== SOURCE MATERIAL ==
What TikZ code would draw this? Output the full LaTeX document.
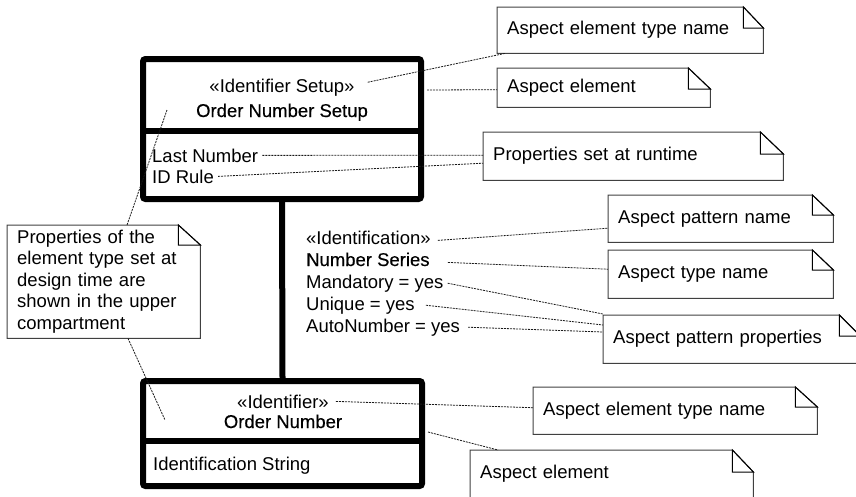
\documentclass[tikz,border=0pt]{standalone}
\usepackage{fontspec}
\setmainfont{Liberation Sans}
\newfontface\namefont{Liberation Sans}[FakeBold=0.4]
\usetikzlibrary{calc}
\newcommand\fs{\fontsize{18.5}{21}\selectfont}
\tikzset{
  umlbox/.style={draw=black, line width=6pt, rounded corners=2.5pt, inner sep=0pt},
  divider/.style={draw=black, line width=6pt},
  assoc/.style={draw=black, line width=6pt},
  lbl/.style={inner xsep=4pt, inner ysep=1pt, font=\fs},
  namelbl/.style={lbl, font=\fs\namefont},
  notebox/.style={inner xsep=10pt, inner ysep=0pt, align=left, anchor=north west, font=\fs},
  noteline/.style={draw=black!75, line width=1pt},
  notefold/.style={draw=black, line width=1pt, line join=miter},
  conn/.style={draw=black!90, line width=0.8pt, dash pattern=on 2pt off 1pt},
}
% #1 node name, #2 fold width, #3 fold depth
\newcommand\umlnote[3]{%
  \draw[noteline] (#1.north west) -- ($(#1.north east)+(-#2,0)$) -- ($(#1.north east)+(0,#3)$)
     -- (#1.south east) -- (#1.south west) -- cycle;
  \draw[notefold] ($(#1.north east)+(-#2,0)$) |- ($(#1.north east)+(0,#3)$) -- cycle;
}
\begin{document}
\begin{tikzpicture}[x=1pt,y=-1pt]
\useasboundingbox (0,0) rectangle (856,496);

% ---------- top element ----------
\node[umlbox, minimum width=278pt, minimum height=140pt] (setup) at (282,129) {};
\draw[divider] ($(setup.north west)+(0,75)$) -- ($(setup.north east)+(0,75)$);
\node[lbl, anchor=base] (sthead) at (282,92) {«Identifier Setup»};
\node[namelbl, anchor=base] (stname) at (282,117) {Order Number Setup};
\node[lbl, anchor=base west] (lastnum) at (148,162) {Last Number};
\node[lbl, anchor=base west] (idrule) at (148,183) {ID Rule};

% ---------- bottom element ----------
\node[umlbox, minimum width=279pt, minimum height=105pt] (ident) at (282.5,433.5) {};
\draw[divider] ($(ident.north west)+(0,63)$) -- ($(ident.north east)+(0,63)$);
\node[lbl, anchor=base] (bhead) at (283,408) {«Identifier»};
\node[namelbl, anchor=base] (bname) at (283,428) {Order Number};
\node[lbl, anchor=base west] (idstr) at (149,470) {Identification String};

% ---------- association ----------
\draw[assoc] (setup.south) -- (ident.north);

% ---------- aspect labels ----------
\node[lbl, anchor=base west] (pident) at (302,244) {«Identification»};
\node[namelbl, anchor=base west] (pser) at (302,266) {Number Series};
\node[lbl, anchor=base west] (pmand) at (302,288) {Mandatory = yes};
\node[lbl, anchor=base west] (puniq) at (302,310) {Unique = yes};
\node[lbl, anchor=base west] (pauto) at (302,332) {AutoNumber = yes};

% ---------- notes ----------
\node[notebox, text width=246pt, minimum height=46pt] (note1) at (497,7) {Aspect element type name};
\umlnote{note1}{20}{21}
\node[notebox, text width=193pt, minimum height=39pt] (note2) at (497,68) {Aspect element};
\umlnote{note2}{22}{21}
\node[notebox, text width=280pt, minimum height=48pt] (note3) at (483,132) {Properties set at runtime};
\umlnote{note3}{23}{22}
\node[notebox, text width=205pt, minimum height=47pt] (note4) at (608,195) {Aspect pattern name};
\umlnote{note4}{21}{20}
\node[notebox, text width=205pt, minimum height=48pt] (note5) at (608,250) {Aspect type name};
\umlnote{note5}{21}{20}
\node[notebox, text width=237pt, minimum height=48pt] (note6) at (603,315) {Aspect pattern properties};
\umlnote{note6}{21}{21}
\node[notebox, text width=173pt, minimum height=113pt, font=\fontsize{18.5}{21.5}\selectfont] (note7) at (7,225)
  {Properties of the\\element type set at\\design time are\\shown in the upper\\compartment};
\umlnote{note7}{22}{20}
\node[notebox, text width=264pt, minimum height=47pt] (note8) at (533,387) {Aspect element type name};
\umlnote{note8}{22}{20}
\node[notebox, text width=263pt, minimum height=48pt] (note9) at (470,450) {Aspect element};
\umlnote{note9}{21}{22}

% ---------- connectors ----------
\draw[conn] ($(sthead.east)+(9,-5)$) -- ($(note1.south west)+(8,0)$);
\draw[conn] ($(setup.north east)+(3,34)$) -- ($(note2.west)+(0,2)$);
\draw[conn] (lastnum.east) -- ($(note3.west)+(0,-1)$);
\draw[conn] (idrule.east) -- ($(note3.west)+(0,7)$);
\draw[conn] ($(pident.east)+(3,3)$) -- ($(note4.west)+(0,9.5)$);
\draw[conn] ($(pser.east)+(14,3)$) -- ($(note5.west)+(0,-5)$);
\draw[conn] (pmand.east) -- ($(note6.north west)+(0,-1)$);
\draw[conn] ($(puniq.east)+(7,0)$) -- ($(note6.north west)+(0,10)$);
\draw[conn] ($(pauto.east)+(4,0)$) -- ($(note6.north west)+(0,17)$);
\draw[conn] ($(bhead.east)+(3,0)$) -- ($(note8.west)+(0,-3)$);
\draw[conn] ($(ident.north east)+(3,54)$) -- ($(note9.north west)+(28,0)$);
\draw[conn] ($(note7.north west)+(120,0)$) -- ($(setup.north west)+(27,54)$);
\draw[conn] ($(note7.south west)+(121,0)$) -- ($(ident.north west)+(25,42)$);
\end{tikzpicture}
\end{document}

== WHAT TO DO ==
Reproduce the material word for word, minus the images.

== RESPONSE ==
What TikZ code would draw this? Output the full LaTeX document.
\documentclass[tikz,border=0pt]{standalone}
\usepackage{fontspec}
\setmainfont{Liberation Sans}
\newfontface\namefont{Liberation Sans}[FakeBold=0.4]
\usetikzlibrary{calc}
\newcommand\fs{\fontsize{18.5}{21}\selectfont}
\tikzset{
  umlbox/.style={draw=black, line width=6pt, rounded corners=2.5pt, inner sep=0pt},
  divider/.style={draw=black, line width=6pt},
  assoc/.style={draw=black, line width=6pt},
  lbl/.style={inner xsep=4pt, inner ysep=1pt, font=\fs},
  namelbl/.style={lbl, font=\fs\namefont},
  notebox/.style={inner xsep=10pt, inner ysep=0pt, align=left, anchor=north west, font=\fs},
  noteline/.style={draw=black!75, line width=1pt},
  notefold/.style={draw=black, line width=1pt, line join=miter},
  conn/.style={draw=black!90, line width=0.8pt, dash pattern=on 2pt off 1pt},
}
% #1 node name, #2 fold width, #3 fold depth
\newcommand\umlnote[3]{%
  \draw[noteline] (#1.north west) -- ($(#1.north east)+(-#2,0)$) -- ($(#1.north east)+(0,#3)$)
     -- (#1.south east) -- (#1.south west) -- cycle;
  \draw[notefold] ($(#1.north east)+(-#2,0)$) |- ($(#1.north east)+(0,#3)$) -- cycle;
}
\begin{document}
\begin{tikzpicture}[x=1pt,y=-1pt]
\useasboundingbox (0,0) rectangle (856,496);

% ---------- top element ----------
\node[umlbox, minimum width=278pt, minimum height=140pt] (setup) at (282,129) {};
\draw[divider] ($(setup.north west)+(0,75)$) -- ($(setup.north east)+(0,75)$);
\node[lbl, anchor=base] (sthead) at (282,92) {«Identifier Setup»};
\node[namelbl, anchor=base] (stname) at (282,117) {Order Number Setup};
\node[lbl, anchor=base west] (lastnum) at (148,162) {Last Number};
\node[lbl, anchor=base west] (idrule) at (148,183) {ID Rule};

% ---------- bottom element ----------
\node[umlbox, minimum width=279pt, minimum height=105pt] (ident) at (282.5,433.5) {};
\draw[divider] ($(ident.north west)+(0,63)$) -- ($(ident.north east)+(0,63)$);
\node[lbl, anchor=base] (bhead) at (283,408) {«Identifier»};
\node[namelbl, anchor=base] (bname) at (283,428) {Order Number};
\node[lbl, anchor=base west] (idstr) at (149,470) {Identification String};

% ---------- association ----------
\draw[assoc] (setup.south) -- (ident.north);

% ---------- aspect labels ----------
\node[lbl, anchor=base west] (pident) at (302,244) {«Identification»};
\node[namelbl, anchor=base west] (pser) at (302,266) {Number Series};
\node[lbl, anchor=base west] (pmand) at (302,288) {Mandatory = yes};
\node[lbl, anchor=base west] (puniq) at (302,310) {Unique = yes};
\node[lbl, anchor=base west] (pauto) at (302,332) {AutoNumber = yes};

% ---------- notes ----------
\node[notebox, text width=246pt, minimum height=46pt] (note1) at (497,7) {Aspect element type name};
\umlnote{note1}{20}{21}
\node[notebox, text width=193pt, minimum height=39pt] (note2) at (497,68) {Aspect element};
\umlnote{note2}{22}{21}
\node[notebox, text width=280pt, minimum height=48pt] (note3) at (483,132) {Properties set at runtime};
\umlnote{note3}{23}{22}
\node[notebox, text width=205pt, minimum height=47pt] (note4) at (608,195) {Aspect pattern name};
\umlnote{note4}{21}{20}
\node[notebox, text width=205pt, minimum height=48pt] (note5) at (608,250) {Aspect type name};
\umlnote{note5}{21}{20}
\node[notebox, text width=237pt, minimum height=48pt] (note6) at (603,315) {Aspect pattern properties};
\umlnote{note6}{21}{21}
\node[notebox, text width=173pt, minimum height=113pt, font=\fontsize{18.5}{21.5}\selectfont] (note7) at (7,225)
  {Properties of the\\element type set at\\design time are\\shown in the upper\\compartment};
\umlnote{note7}{22}{20}
\node[notebox, text width=264pt, minimum height=47pt] (note8) at (533,387) {Aspect element type name};
\umlnote{note8}{22}{20}
\node[notebox, text width=263pt, minimum height=48pt] (note9) at (470,450) {Aspect element};
\umlnote{note9}{21}{22}

% ---------- connectors ----------
\draw[conn] ($(sthead.east)+(9,-5)$) -- ($(note1.south west)+(8,0)$);
\draw[conn] ($(setup.north east)+(3,34)$) -- ($(note2.west)+(0,2)$);
\draw[conn] (lastnum.east) -- ($(note3.west)+(0,-1)$);
\draw[conn] (idrule.east) -- ($(note3.west)+(0,7)$);
\draw[conn] ($(pident.east)+(3,3)$) -- ($(note4.west)+(0,9.5)$);
\draw[conn] ($(pser.east)+(14,3)$) -- ($(note5.west)+(0,-5)$);
\draw[conn] (pmand.east) -- ($(note6.north west)+(0,-1)$);
\draw[conn] ($(puniq.east)+(7,0)$) -- ($(note6.north west)+(0,10)$);
\draw[conn] ($(pauto.east)+(4,0)$) -- ($(note6.north west)+(0,17)$);
\draw[conn] ($(bhead.east)+(3,0)$) -- ($(note8.west)+(0,-3)$);
\draw[conn] ($(ident.north east)+(3,54)$) -- ($(note9.north west)+(28,0)$);
\draw[conn] ($(note7.north west)+(120,0)$) -- ($(setup.north west)+(27,54)$);
\draw[conn] ($(note7.south west)+(121,0)$) -- ($(ident.north west)+(25,42)$);
\end{tikzpicture}
\end{document}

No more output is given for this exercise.